From that session on Ken was my teacher, and I began to take his full week-long retreats up at the Mount Baldy Zen Center. Over the next few years I did maybe ten of those retreats, exploring a variety of esoteric Tibetan awareness practices, which Ken was very good at distilling into terms that made sense to a Western sensibility. These retreats were well known in Buddhist circles at the time and teachers from the different traditions would show up to experience Ken’s particular take on what Tibetan practice was all about. Central to his view was the system of reactive patterns that condition our daily life, and the role of awareness to cut through that reactivity like a sharp sword.
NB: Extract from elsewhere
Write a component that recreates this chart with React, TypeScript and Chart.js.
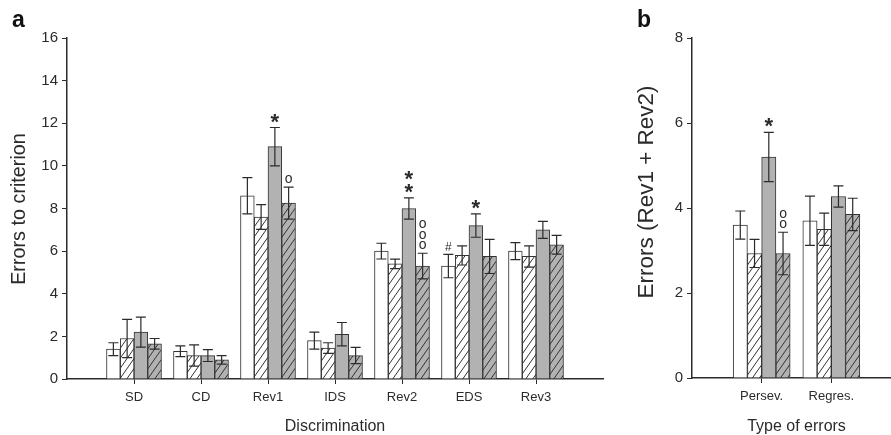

Ken McLeod began to withdraw from teaching about ten years after we met, though he is still writing and maintaining the voluminous Unfettered Mind website and stopped teaching altogether in 2010. At around that same time I began to gravitate toward Zen practice and for a time worked with a Sanbo Zen teacher named Henry Shukman in New Mexico and then, most recently, Roshi Ryodo of the White Plum tradition at the Zen Center in Los Angeles. I find the Zen koan work functions seamlessly with the Tibetan-based practices I learned from Ken. Like many practitioners I read widely and listen to whatever dharma podcasts I can get my hands on. I’ve been drawn lately to the dharma talks of the teacher Dave Smith and also to the remarkable work Judith Blackstone has done on embodied practice, and issues relating to trauma and attachment injury that I will be exploring in subsequent posts.
I am a playwright, novelist and film maker and for many years I ran Padua Playwrights, a LA-based theatre company devoted to new work written in the edgy poetic tradition of the Off-Off Broadway tradition. I produced fifty or so full runs of new work by myself and others, moving several to stages in New York City, Atlanta, Berlin and other cities. I also edited eight anthologies of plays stretching back to the birth of the company in 1978, along with a volume of critical essays (all these books are available nationally via TCG). I received a PhD in Theatre Studies from UC Irvine in 2015 and now teach at Cal Poly Pomona, UC Irvine and, occasionally, CalArts. My plays include Vagrant, The Inside Job and The Black Glass and I have made two feature films and numerous short films that can be viewed here: https://cutlab.org. Most recently, I completed, with Brad Cooper, a documentary on Murray Mednick’s The Coyote Cycle narrated by Ed Harris.
I view the artistic traditions in the West as tantric lineages that do not recognize themselves as such. In my view these lineages have seeded the ground of Western culture with seeds of awakening.